Większość Ukraińców chce, aby ich kraj dołączył do NATO
Budowa zaufania do NATO w Ukrainie trwa od ponad trzech dekad. W latach 90. jedynie 20 proc. Ukraińców chciało, aby ich kraj dołączył do Sojuszu Północnoatlantyckiego. W 2021 roku zwolenników takiego kroku było już ponad dwukrotnie więcej (48 proc.). Zaufanie do NATO w Ukrainie zauważalnie wzrosło po wybuchu wojny na pełną skalę. Z 48 do 67 proc.
Ostatnie badania Kijowskiego Instytutu Socjologii pokazują, że zdecydowana większość Ukraińców (77 proc.) chce, aby ich kraj dołączył do Sojuszu Północnoatlantyckiego. Jedna czwarta Ukraińców nawet uważa, że to najważniejszy cel, jaki Ukraina może osiągnąć w tej wojnie. Kijów wystosował odpowiedni wniosek do kierownictwa NATO we wrześniu 2022 roku.
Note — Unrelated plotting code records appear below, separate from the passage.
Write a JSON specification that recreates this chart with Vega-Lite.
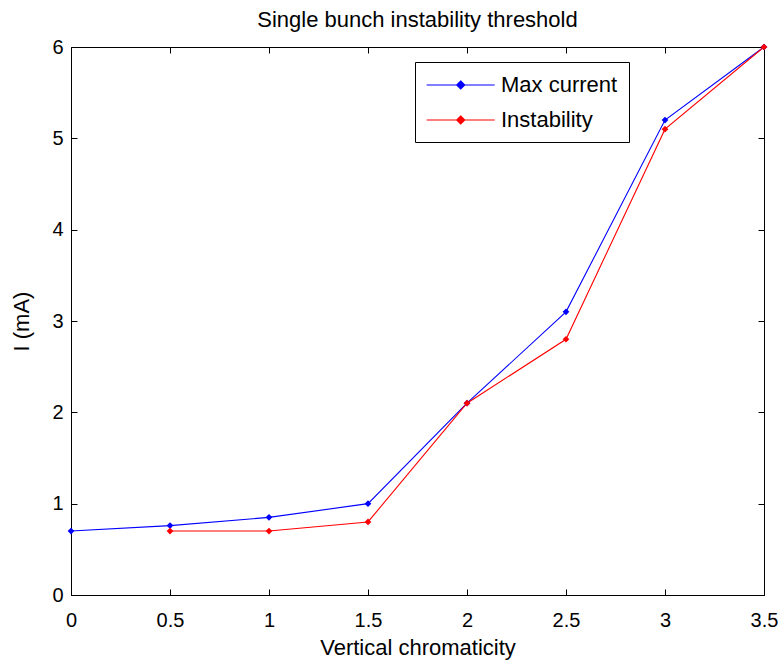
{
  "$schema": "https://vega.github.io/schema/vega-lite/v6.json",
  "autosize": "none",
  "width": 693,
  "height": 548,
  "padding": {"left": 71, "top": 47, "right": 14, "bottom": 65},
  "background": "white",
  "config": {
    "font": "Liberation Sans",
    "view": {"stroke": "black", "strokeWidth": 1},
    "axis": {"grid": false, "domain": false, "ticks": true, "tickColor": "#000000", "labelColor": "black", "titleColor": "black", "labelFontSize": 20, "titleFontSize": 22, "titleFontWeight": "normal", "tickSize": 6, "tickWidth": 1, "offset": -6, "labelFlush": false}
  },
  "title": {"text": "Single bunch instability threshold", "fontSize": 22, "fontWeight": "normal", "offset": 5, "color": "black"},
  "data": {"values": [
    {"x": 0, "y": 0.7, "s": "Max current"},
    {"x": 0.5, "y": 0.76, "s": "Max current"},
    {"x": 1, "y": 0.85, "s": "Max current"},
    {"x": 1.5, "y": 1.0, "s": "Max current"},
    {"x": 2, "y": 2.1, "s": "Max current"},
    {"x": 2.5, "y": 3.1, "s": "Max current"},
    {"x": 3, "y": 5.2, "s": "Max current"},
    {"x": 3.5, "y": 6.0, "s": "Max current"},
    {"x": 0.5, "y": 0.7, "s": "Instability"},
    {"x": 1, "y": 0.7, "s": "Instability"},
    {"x": 1.5, "y": 0.8, "s": "Instability"},
    {"x": 2, "y": 2.1, "s": "Instability"},
    {"x": 2.5, "y": 2.8, "s": "Instability"},
    {"x": 3, "y": 5.1, "s": "Instability"},
    {"x": 3.5, "y": 6.0, "s": "Instability"}
  ]},
  "encoding": {
    "color": {"field": "s", "type": "nominal", "scale": {"domain": ["Max current", "Instability"], "range": ["#0000ff", "#ff0000"]},
      "legend": {"title": null, "orient": "none", "legendX": 344, "legendY": 15, "direction": "vertical", "strokeColor": "black", "fillColor": "white", "padding": 11, "labelFontSize": 22, "labelColor": "black", "symbolType": "M-1,0H5M2,-0.35L2.35,0L2,0.35L1.65,0Z", "symbolSize": 515, "symbolStrokeWidth": 1.2, "rowPadding": 12, "labelOffset": 51, "symbolOffset": 0}}
  },
  "layer": [
    {"mark": {"type": "line", "strokeWidth": 1.1},
     "encoding": {
       "x": {"field": "x", "type": "quantitative", "scale": {"domain": [0, 3.5], "nice": false}, "axis": {"title": "Vertical chromaticity", "format": "~g", "values": [0, 0.5, 1, 1.5, 2, 2.5, 3, 3.5], "labelPadding": 15, "titlePadding": 7}},
       "y": {"field": "y", "type": "quantitative", "scale": {"domain": [0, 6], "nice": false}, "axis": {"title": "I (mA)", "values": [0, 1, 2, 3, 4, 5, 6], "labelPadding": 8, "titlePadding": 18}}
     }},
    {"mark": {"type": "point", "shape": "diamond", "filled": true, "size": 45, "opacity": 1},
     "encoding": {
       "x": {"field": "x", "type": "quantitative", "axis": {"orient": "top", "title": null, "labels": false, "values": [0, 0.5, 1, 1.5, 2, 2.5, 3, 3.5]}},
       "y": {"field": "y", "type": "quantitative", "axis": {"orient": "right", "title": null, "labels": false, "values": [0, 1, 2, 3, 4, 5, 6]}}
     }}
  ],
  "resolve": {"axis": {"x": "independent", "y": "independent"}}
}
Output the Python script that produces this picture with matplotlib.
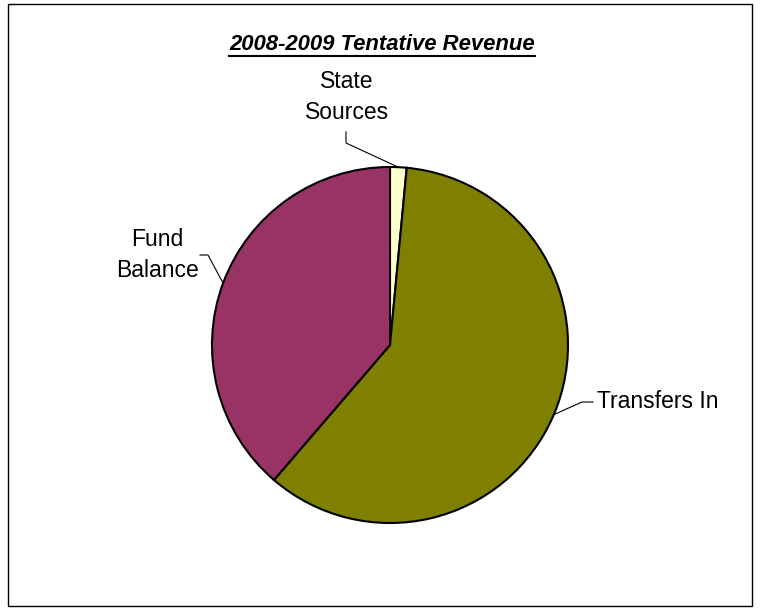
import numpy as np
import matplotlib
matplotlib.use("Agg")
import matplotlib.pyplot as plt
from matplotlib.lines import Line2D
from matplotlib.patches import Rectangle

plt.rcParams['font.family'] = ['Liberation Sans', 'DejaVu Sans']

# Доли источников дохода (%)
labels = ["State\nSources", "Transfers In", "Fund\nBalance"]
values = [1.5, 59.8, 38.7]
colors = ["#FFFFCC", "#808000", "#993366"]
title = "2008-2009 Tentative Revenue"

W, H = 760, 609
fig = plt.figure(figsize=(W / 100, H / 100), dpi=100)

# Рамка вокруг всей диаграммы
fig.add_artist(Rectangle((8 / W, 1 - 606 / H), 744 / W, 602 / H,
                         transform=fig.transFigure, fill=False,
                         edgecolor="black", linewidth=1))

# Круг: центр (390, 345), радиус 178 px
cx, cy, r = 390, 345, 178
ax = fig.add_axes([(cx - r) / W, 1 - (cy + r) / H, 2 * r / W, 2 * r / H])
wedges, _ = ax.pie(values, colors=colors, startangle=90, counterclock=False,
                   radius=1, wedgeprops=dict(edgecolor="black", linewidth=1.5))
ax.set_xlim(-1, 1)
ax.set_ylim(-1, 1)
ax.set_aspect("equal")
ax.axis("off")


def px(x, y):
    # пиксели картинки -> координаты осей круга
    return (x - cx) / r, (cy - y) / r


def mid_point(w):
    ang = np.deg2rad((w.theta1 + w.theta2) / 2)
    return np.cos(ang), np.sin(ang)


# Выноски: номер сектора, точки ломаной от подписи, позиция текста, выравнивание
callouts = [
    (0, [px(346, 132), px(346, 143)], px(347, 97), "center"),
    (2, [px(200, 255), px(208, 255)], px(157, 255), "center"),
    (1, [px(593, 402), px(582, 402)], px(597, 402), "left"),
]

for idx, pts, tpos, ha in callouts:
    mx, my = mid_point(wedges[idx])
    xs = [p[0] for p in pts] + [mx]
    ys = [p[1] for p in pts] + [my]
    ax.add_line(Line2D(xs, ys, color="black", linewidth=0.8, clip_on=False))
    ax.text(tpos[0], tpos[1], labels[idx], ha=ha, va="center",
            fontsize=16.5, linespacing=1.45, clip_on=False)

# Заголовок с подчёркиванием
t = fig.text(382 / W, 1 - 45 / H, title, ha="center", va="center",
             fontsize=15.9, fontweight="bold", fontstyle="italic")
fig.canvas.draw()
bb = t.get_window_extent()
uy = 1 - 56 / H
fig.add_artist(Line2D([bb.x0 / W, bb.x1 / W], [uy, uy],
                      transform=fig.transFigure, color="black", linewidth=1.5))

fig.savefig("out.png", dpi=100)
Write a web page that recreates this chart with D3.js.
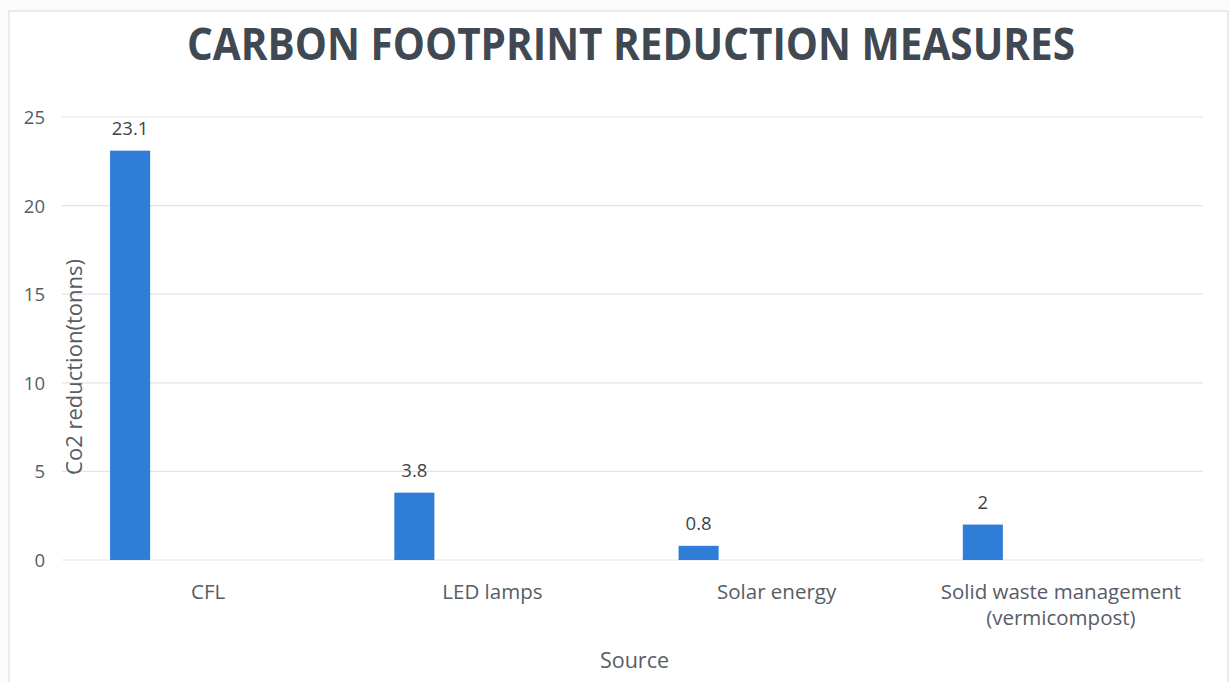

W maju tego roku były ambasador Ukrainy w Polsce w rozmowie z nami zapewniał, że ukraińska dyplomacja od wielu lat, a w ostatnich miesiącach od rana do nocy pracuje nad tym, żeby w lipcu na szczycie w Waszyngtonie dostać zaproszenie do NATO. Pytany o to, co jak to się nie uda, odpowiadał, że "jeśli nie uda się dzisiaj to uda się jutro".
- mówił w maju ambasador Ukrainy w Polsce.
Wasyl Zwarycz zakończył misję dyplomatyczną w Polsce. Dziś jest ambasadorem Ukrainy w czeskiej Pradze. Polska cały czas czeka na zatwierdzenie kandydata na to stanowisko, którego już niebawem ma zaproponować strona ukraińska.